Sebastien Samson: Mój nowojorski maraton. Marginesy, Warszawa 2019 – pisze Izabela Mikrut.
Sebastien to rysownik, zwykły mężczyzna, który nie ma imponującej kondycji. Całymi dniami ślęczy z ołówkiem nad kartką papieru, niespecjalnie przejmuje się jakimiś sportami. Jego żona uprawia biegi długodystansowe, przyjaciele również. Sebastien podczas jednego ze spotkań towarzyskich stwierdza, że nie chce czuć się wykluczony – postanawia razem z bliskimi przebiec maraton nowojorski. Traktuje to jako wyzwanie, ale też poza ambicjami brakuje mu nieco zdrowego rozsądku. Sebastien nie chce słuchać dobrych rad żony, nie zamierza przygotowywać się do biegu na długim dystansie według klucza charakterystycznego dla sportowców. Ignoruje zalecenia związane z interwałami: próbuje poprawić kondycję, po prostu biegając wzdłuż klifów. Biega, czasami odnosi kontuzje, ale z reguły nie musi zajmować się sobą przesadnie. Nawet kwestia odpowiedniego do biegania stroju nie jest dla niego istotna; to żona musi zadbać o to, żeby odpowiednio wyposażyć Sebastiena na bieg.

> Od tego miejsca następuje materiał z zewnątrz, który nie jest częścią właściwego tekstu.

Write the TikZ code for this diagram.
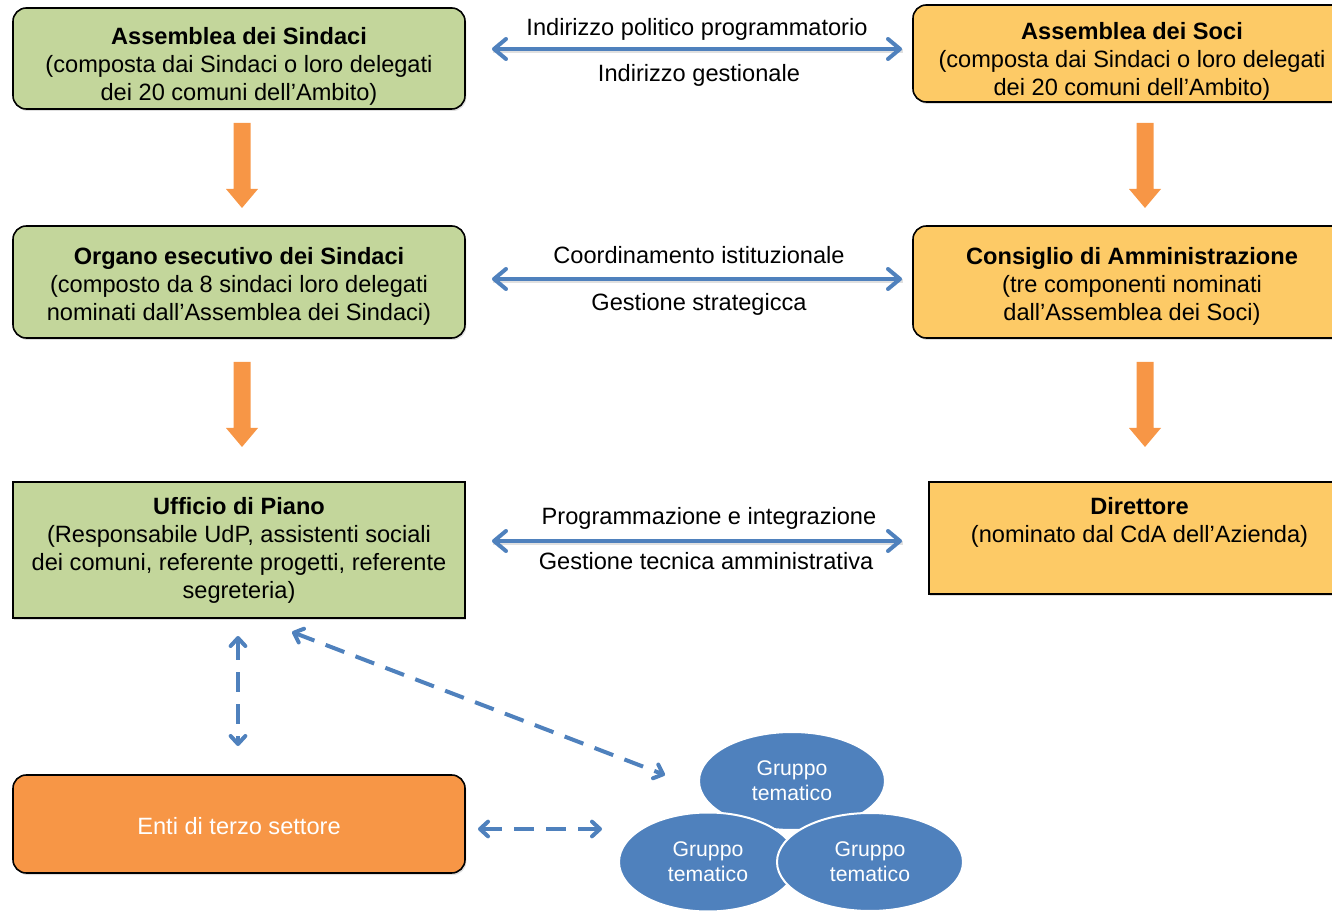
\documentclass[tikz,border=0pt]{standalone}
\usepackage{fontspec}
\setmainfont{Liberation Sans}
\usetikzlibrary{arrows.meta,shadows,shapes.geometric,calc}
\definecolor{boxgreen}{HTML}{C3D69B}
\definecolor{boxyellow}{HTML}{FDCA66}
\definecolor{accorange}{HTML}{F79646}
\definecolor{accblue}{HTML}{4F81BD}
\newcommand\orgarrow[1]{\fill[accorange] (#1) ++(-8.5,0) -- ++(17,0) -- ++(0,66) -- ++(7.5,0) -- ++(-16,19) -- ++(-16,-19) -- ++(7.5,0) -- cycle;}
\begin{document}
\begin{tikzpicture}[x=0.75pt,y=-0.75pt,
  every node/.style={font=\fontsize{17.7}{21}\selectfont, align=center, inner sep=0pt},
  boxbase/.style={draw=black, line width=1.2pt, drop shadow={opacity=0.25, shadow xshift=1pt, shadow yshift=-1.5pt}},
  roundgreen/.style={boxbase, fill=boxgreen, rounded corners=10pt},
  roundyellow/.style={boxbase, fill=boxyellow, rounded corners=10pt},
  squaregreen/.style={boxbase, fill=boxgreen},
  squareyellow/.style={boxbase, fill=boxyellow},
  roundorange/.style={boxbase, fill=accorange, rounded corners=10pt},
  gruppo/.style={ellipse, fill=accblue, draw=white, line width=1.5pt, text=white, font=\fontsize{15.9}{18.75}\selectfont},
  lbl/.style={anchor=base},
  arrowshadow/.style={draw=black, opacity=0.12, line width=3pt},
  bluearrow/.style={draw=accblue, line width=3pt, {Straight Barb[length=9pt,width=15pt,line join=round,line cap=round]}-{Straight Barb[length=9pt,width=15pt,line join=round,line cap=round]}},
  dasharrow/.style={draw=accblue, line width=3pt, dash pattern=on 15pt off 9pt, {Straight Barb[length=6pt,width=11pt,line join=round,line cap=round]}-{Straight Barb[length=6pt,width=11pt,line join=round,line cap=round]}}
]
\useasboundingbox (0,0) rectangle (1332,912);

% boxes
\node[roundgreen, minimum width=339pt, minimum height=75.75pt] (asind) at (239,58.5) {};
\node (asindT) at (239,66.5)
  {\textbf{Assemblea dei Sindaci}\\(composta dai Sindaci o loro delegati\\dei 20 comuni dell’Ambito)};
\node[roundyellow, minimum width=328.5pt, minimum height=72.75pt] (asoci) at (1132,53.5) {};
\node (asociT) at (1132,61.5)
  {\textbf{Assemblea dei Soci}\\(composta dai Sindaci o loro delegati\\dei 20 comuni dell’Ambito)};
\node[roundgreen, minimum width=339pt, minimum height=84pt] (organo) at (239,282) {};
\node (organoT) at (239,286)
  {\textbf{Organo esecutivo dei Sindaci}\\(composto da 8 sindaci loro delegati\\nominati dall’Assemblea dei Sindaci)};
\node[roundyellow, minimum width=328.5pt, minimum height=84pt] (cda) at (1132,282) {};
\node (cdaT) at (1132,286)
  {\textbf{Consiglio di Amministrazione}\\(tre componenti nominati\\dall’Assemblea dei Soci)};
\node[squaregreen, minimum width=339pt, minimum height=102pt] (udp) at (239,550)
  {\textbf{Ufficio di Piano}\\(Responsabile UdP, assistenti sociali\\dei comuni, referente progetti, referente\\segreteria)};
\node[squareyellow, minimum width=315.75pt, minimum height=84pt] (dir) at (1139.5,538) {};
\node[anchor=north] (dirT) at (1139.5,497)
  {\textbf{Direttore}\\(nominato dal CdA dell’Azienda)};
\node[roundorange, minimum width=339pt, minimum height=73.5pt] (enti) at (239,824) {};
\node[text=white] (entiT) at (239,826.5) {Enti di terzo settore};

% ellipses
\node[gruppo, minimum width=139.5pt, minimum height=73.5pt] (g1) at (792,781) {Gruppo\\tematico};
\node[gruppo, minimum width=133.5pt, minimum height=74.25pt] (g2) at (708,862) {Gruppo\\tematico};
\node[gruppo, minimum width=139.5pt, minimum height=73.5pt] (g3) at (870,862) {Gruppo\\tematico};

% orange block arrows
\coordinate (oa1) at (242,123);
\coordinate (oa2) at (242,362);
\coordinate (oa3) at (1145,123);
\coordinate (oa4) at (1145,362);
\orgarrow{oa1}
\orgarrow{oa2}
\orgarrow{oa3}
\orgarrow{oa4}

% blue double arrows
\coordinate (l1) at (492,49);  \coordinate (r1) at (902,49);
\coordinate (l2) at (492,279); \coordinate (r2) at (902,279);
\coordinate (l3) at (492,541); \coordinate (r3) at (902,541);
\foreach \a/\b in {l1/r1,l2/r2,l3/r3}{
  \draw[arrowshadow] ([shift={(1,2.5)}]\a) -- ([shift={(1,2.5)}]\b);
  \draw[bluearrow] (\a) -- (\b);
}
\node[lbl] (t1a) at (697,36) {Indirizzo politico programmatorio};
\node[lbl] (t1b) at (699,82) {Indirizzo gestionale};
\node[lbl] (t2a) at (699,264) {Coordinamento istituzionale};
\node[lbl] (t2b) at (699,311) {Gestione strategicca};
\node[lbl] (t3a) at (709,525) {Programmazione e integrazione};
\node[lbl] (t3b) at (706,570) {Gestione tecnica amministrativa};

% dashed arrows
\coordinate (d1a) at (238,636); \coordinate (d1b) at (238,746);
\coordinate (d2a) at (292,632); \coordinate (d2b) at (665,775);
\coordinate (d3a) at (478,829); \coordinate (d3b) at (602,829);
\draw[dasharrow] (d1a) -- (d1b);
\draw[dasharrow] (d2a) -- (d2b);
\draw[dasharrow] (d3a) -- (d3b);
\end{tikzpicture}
\end{document}
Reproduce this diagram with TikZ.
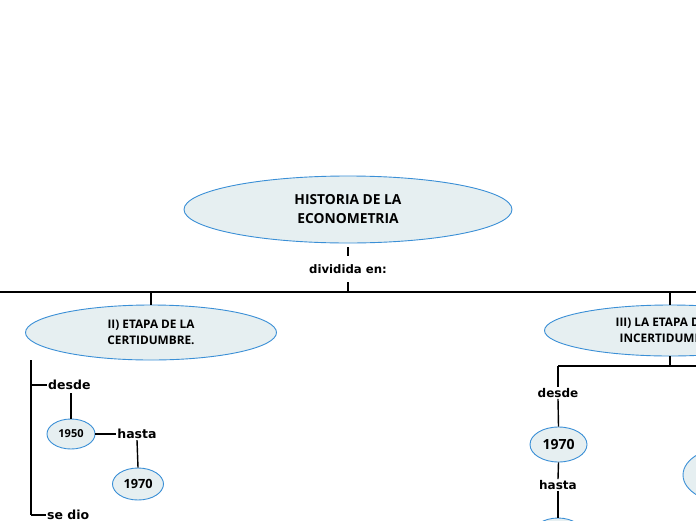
\documentclass[tikz,border=0pt]{standalone}
\usepackage{fontspec}
\setmainfont{Open Sans}
\newfontfamily\lblfont{DejaVu Sans}
\usetikzlibrary{shapes.geometric}
\definecolor{ellfill}{HTML}{E6EFF1}
\definecolor{elldraw}{HTML}{3A8FD6}
\tikzset{
  bubble/.style={ellipse, draw=elldraw, fill=ellfill, line width=0.9pt, inner sep=0pt, align=center, font=\bfseries},
  lbl/.style={inner sep=1pt, font=\lblfont\bfseries\fontsize{12.5}{14}\selectfont},
  conn/.style={line width=1.4pt, black}
}
\begin{document}
\begin{tikzpicture}[x=1pt,y=-1pt]
\useasboundingbox (0,0) rectangle (696,520);
% main
\node[bubble, minimum width=328pt, minimum height=67pt, font=\bfseries\fontsize{13.8}{19}\selectfont] (main) at (348,209.5) {HISTORIA DE LA\\ECONOMETRIA};
\node[lbl, font=\lblfont\bfseries\fontsize{11.7}{14}\selectfont] (div) at (348,269) {dividida en:};
\coordinate (m1) at (348,247);
\coordinate (m2) at (348,256);
\coordinate (hub) at (348,292);
\coordinate (d2) at (348,282);
\coordinate (lft) at (0,292);
\coordinate (rgt) at (696,292);
\coordinate (b1) at (151,292);
\coordinate (b2) at (670,292);
\draw[conn] (m1) -- (m2);
\draw[conn] (d2) -- (hub);
\draw[conn] (lft) -- (rgt);
% second level
\node[bubble, minimum width=251pt, minimum height=55pt, font=\bfseries\fontsize{11.8}{16}\selectfont] (e2) at (151,332.5) {II) ETAPA DE LA\\CERTIDUMBRE.};
\node[bubble, minimum width=251pt, minimum height=51pt, font=\bfseries\fontsize{11.8}{16}\selectfont] (e3) at (670,330.5) {III) LA ETAPA DE LA\\INCERTIDUMBRE.};
\draw[conn] (b1) -- (e2.north);
\draw[conn] (b2) -- (e3.north);
% left branch
\coordinate (lv1) at (31,360);
\coordinate (lv2) at (31,515);
\coordinate (ld) at (31,385);
\draw[conn] (lv1) -- (lv2);
\node[lbl, anchor=west] (desde1) at (47,385) {desde};
\node[lbl, anchor=west] (sedio) at (46,515) {se dio};
\draw[conn] (ld) -- (desde1.west);
\draw[conn] (lv2) -- (sedio.west);
\node[bubble, minimum width=48pt, minimum height=30pt, font=\bfseries\fontsize{11}{12}\selectfont] (y1950) at (71,434) {1950};
\node[lbl] (hasta1) at (137,434) {hasta};
\node[bubble, minimum width=51pt, minimum height=32pt, font=\bfseries\fontsize{12.7}{14}\selectfont] (y1970a) at (138,484) {1970};
\draw[conn] (71,393) -- (y1950.north);
\draw[conn] (y1950.east) -- (hasta1.west);
\draw[conn] (hasta1.south) -- (y1970a.north);
% right branch
\coordinate (rj) at (670,366);
\coordinate (rl) at (558,366);
\coordinate (rr) at (696,366);
\draw[conn] (e3.south) -- (rj);
\draw[conn] (rl) -- (rr);
\node[lbl, font=\lblfont\bfseries\fontsize{12}{14}\selectfont] (desde2) at (558,393) {desde};
\draw[conn] (rl) -- (desde2.north);
\node[bubble, minimum width=57pt, minimum height=35pt, font=\bfseries\fontsize{14}{16}\selectfont] (y1970b) at (558.5,444.5) {1970};
\draw[conn] (desde2.south) -- (y1970b.north);
\node[lbl, font=\lblfont\bfseries\fontsize{12}{14}\selectfont] (hasta2) at (558,485) {hasta};
\draw[conn] (y1970b.south) -- (hasta2.north);
\node[bubble, minimum width=52pt, minimum height=34pt] (yb) at (558,535) {};
\draw[conn] (hasta2.south) -- (yb.north);
\node[bubble, minimum width=100pt, minimum height=58pt] (yr) at (733,475) {};
\end{tikzpicture}
\end{document}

„Mój nowojorski maraton” to komiks stworzony na kanwie autobiograficznych doświadczeń Samsona; autor chce podzielić się z odbiorcami swoimi przeżyciami w związku z pokonaniem legendarnej trasy. Żeby nie uronić żadnego z przeżyć i żadnej z obserwacji, Sebastien wyposaża się w kamerkę i nagrywa cały bieg. Później będzie w stanie odtworzyć całość ze szczegółami. To dla odbiorców możliwość przetestowania wartości mody i ambicji bohatera, ale i szansa na dobrą zabawę. Bo Samson, w odróżnieniu od sportowców zwierzających się z osiągnięć i przeżyć na trasie, nie zajmuje się prawie kondycją. Owszem, odnotowuje wszelkie spadki formy, problemy z koncentracją lub mięśniami, chwile, w których chciałby się wycofać z biegu, ale i te, które dodają energii (na przykład spotkanie teściów na trasie). Za to nie będzie przesadnie analizować formy, nie zarzuci odbiorców fachowymi uwagami na temat pracy mięśni. Spojrzy na bieg z perspektywy zwykłego człowieka, nie wyczynowca, a osoby, która nie ma większego pojęcia na temat biegania zawodowego. I tym może urzec czytelników najbardziej.
Skoro nie ma tu porad, bo trudno za takie uznać wskazówki rzucane przez żonę (a nieprzyjmowane do wiadomości przez bohatera), „Mój nowojorski maraton” nie funkcjonuje jako podręcznik biegania. Autor zajmuje się za to emocjami, jakich dostarcza ten sport. Pozwala zrozumieć, dlaczego ludzie decydują się na ogromne poświęcenia i ile znaczy dla nich nowojorska trasa, pokazuje, jak budują się więzi interpersonalne i jak wspólna pasja łączy. Bieganie to tutaj kwestia uczuć. Każda motywacja jest dobra, jeśli pozwala wyrwać się z domu i spędzać czas na świeżym powietrzu: Sebastien może na przykład odkrywać urok otoczenia, piękno pejzaży, na które w normalnych warunkach nie miałby kiedy zwrócić uwagi. Osobną kwestię stanowią tutaj opisy atmosfery maratonu w Nowym Jorku. Sebastien zachwyca się między innymi tym, że kibice dopingują nawet tych z ostatnich grup, biegaczy, którzy nie mają żadnej szansy na podium czy bicie rekordów. Zwraca uwagę na „ciekawostki” dla postronnych: miejsca, w których nawierzchnia klei się od resztek napojów energetycznych albo jest zasłana plastikowymi kubeczkami. Akcentuje wagę wspólnoty i pozwala na zrozumienie, dlaczego w ogóle podejmuje się taki wysiłek.
Niezależnie od tematyki, uwagę komiks przykuwa. Samson posługuje się dobrą kreską, jest w tym lekki humor i ciekawe poszukiwania ujęć. Przyjemnie się ogląda tak poprowadzoną historię.